A series of storms have been a bonus for California’s Sierra Nevada where nearly 16 feet of snow has piled up in March alone, more than the entire season’s accumulation before the month began, explains weather.com.

Through the end of February, the Lake Tahoe ski resort Alpine Meadows had received just 147 inches of snow this season at an elevation of 8,000 feet. Since then, 191 inches of snow, or nearly 16 feet, has fallen in just 18 days.

The seasonal total at the resort is now up to 338 inches. That’s still way off the more than 600 inches recorded through mid-March last year, but above the 2014-15 and 2013-14 winters when less than 300 inches accumulated.

This famine to feast is further illustrated by the snow water equivalent in the Sierra, a measure of how much water content is locked into the snowpack. Spring and summer snowmelt of Sierra snowpack is crucial to California’s water supply. It recharges reservoirs during the state’s dry summer and early fall, so the amount of water content it contains is important.

In the central Sierra, including the Tahoe region, the snow water equivalent was 45 percent of average as of March 15. That’s nearly double the 23 percent of average it was Feb. 21, although still well below the mid-March average.

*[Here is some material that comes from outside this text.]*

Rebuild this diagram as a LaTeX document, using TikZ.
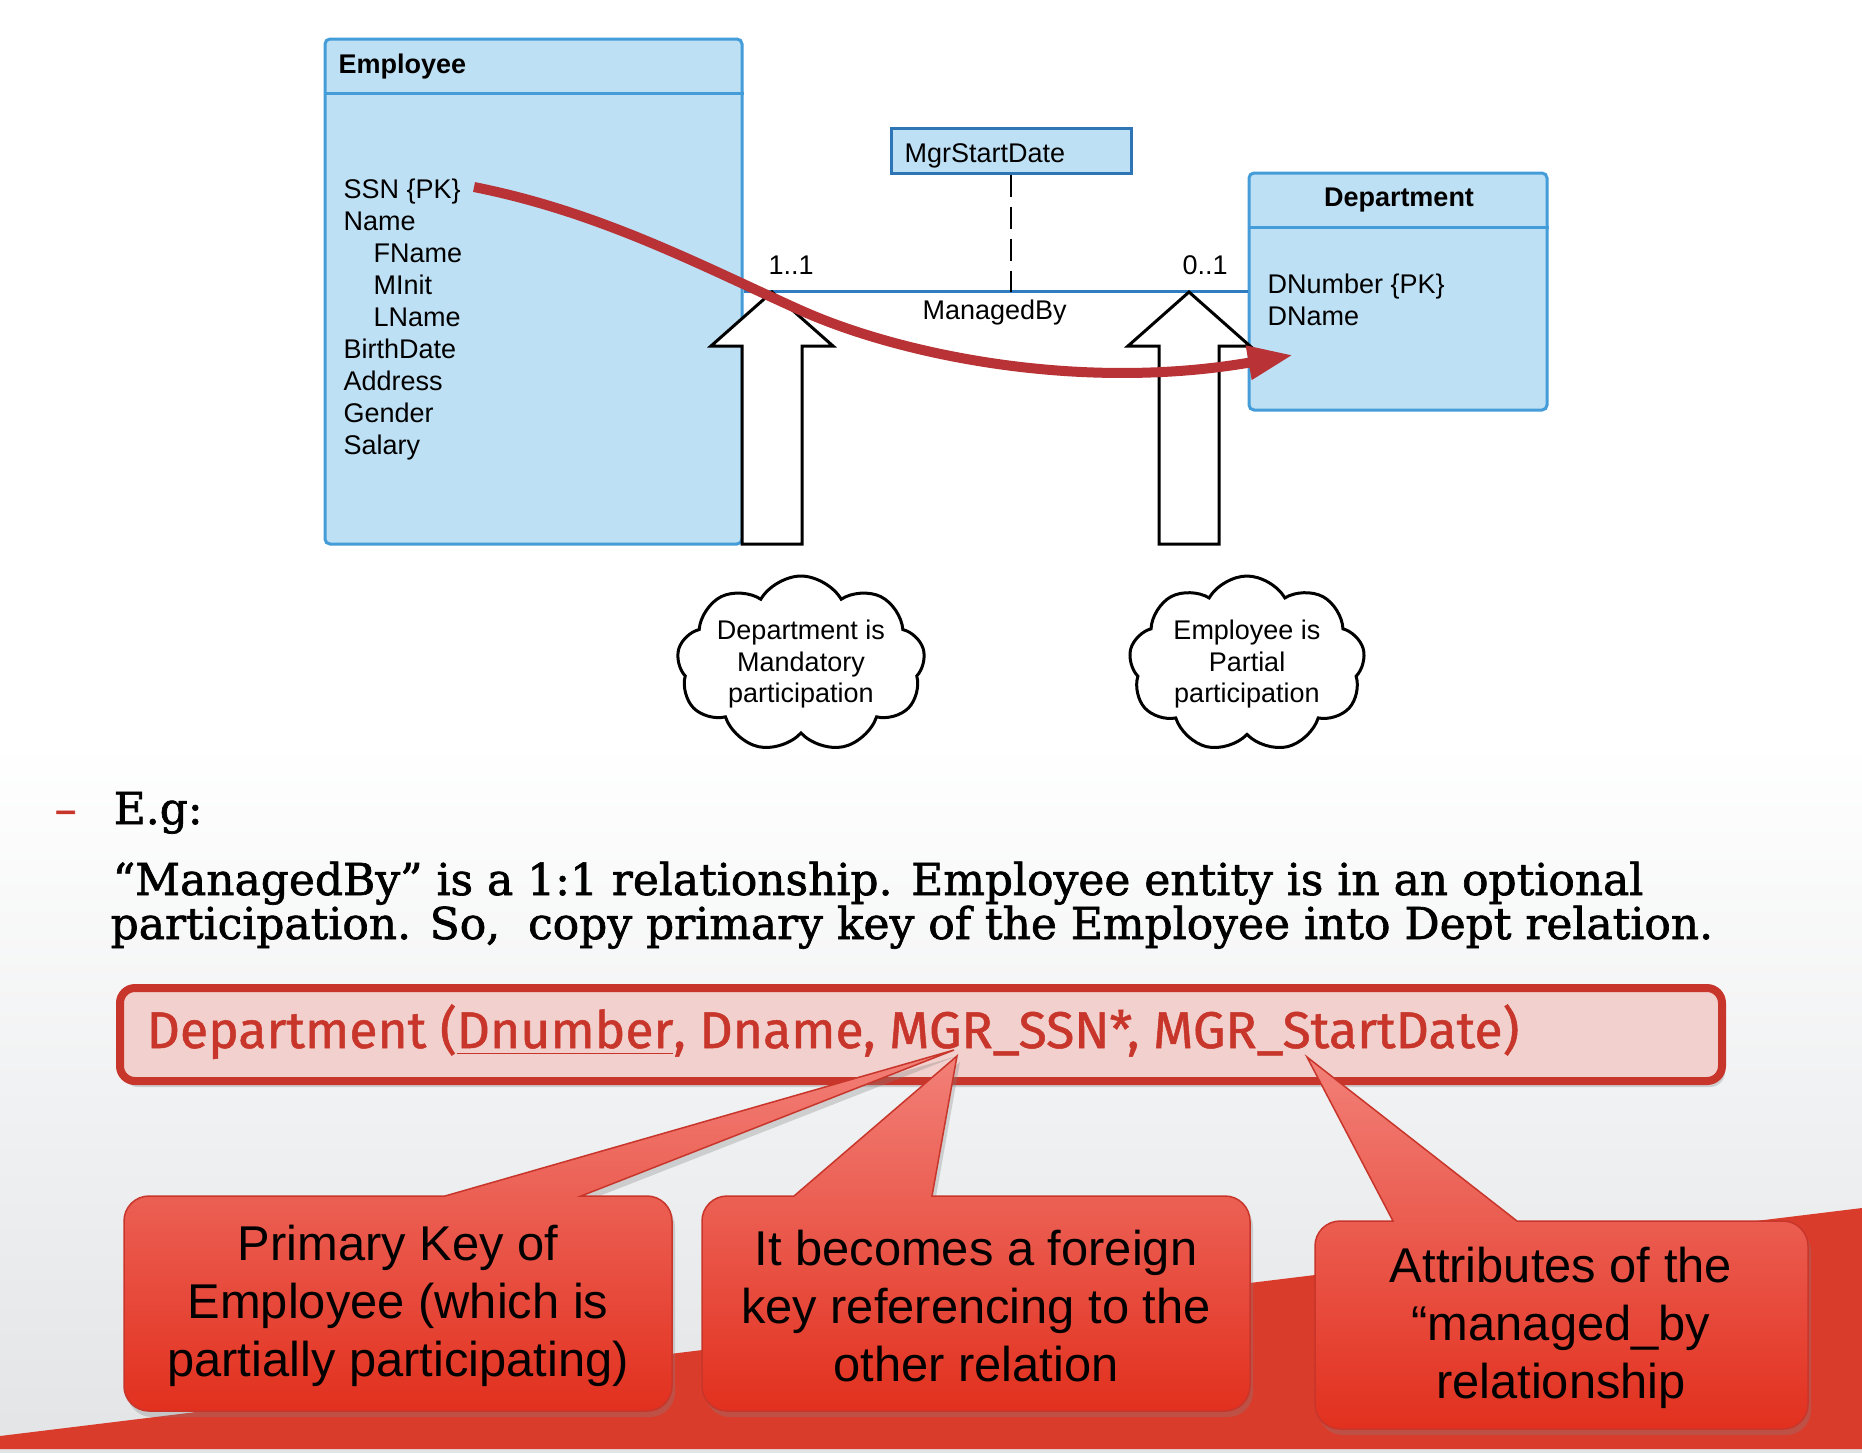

You can see the expansion of the snowpack throughout the Sierra in these satellite image comparisons of Feb. 21 to March 18.

Sierra Nevada, california,
Satellite image comparison of the expanding snowpack in the Sierra Nevada Feb. 21-March 18. Credit: NASA
Sierra Nevada, california,
Satellite image comparison of the expanding snowpack in the Sierra Nevada Feb. 21-March 18. Credit: NASA

The March totals are only set to grow larger in the highest elevations later this week too, as a new storm system will drop additional feet of snow on the region.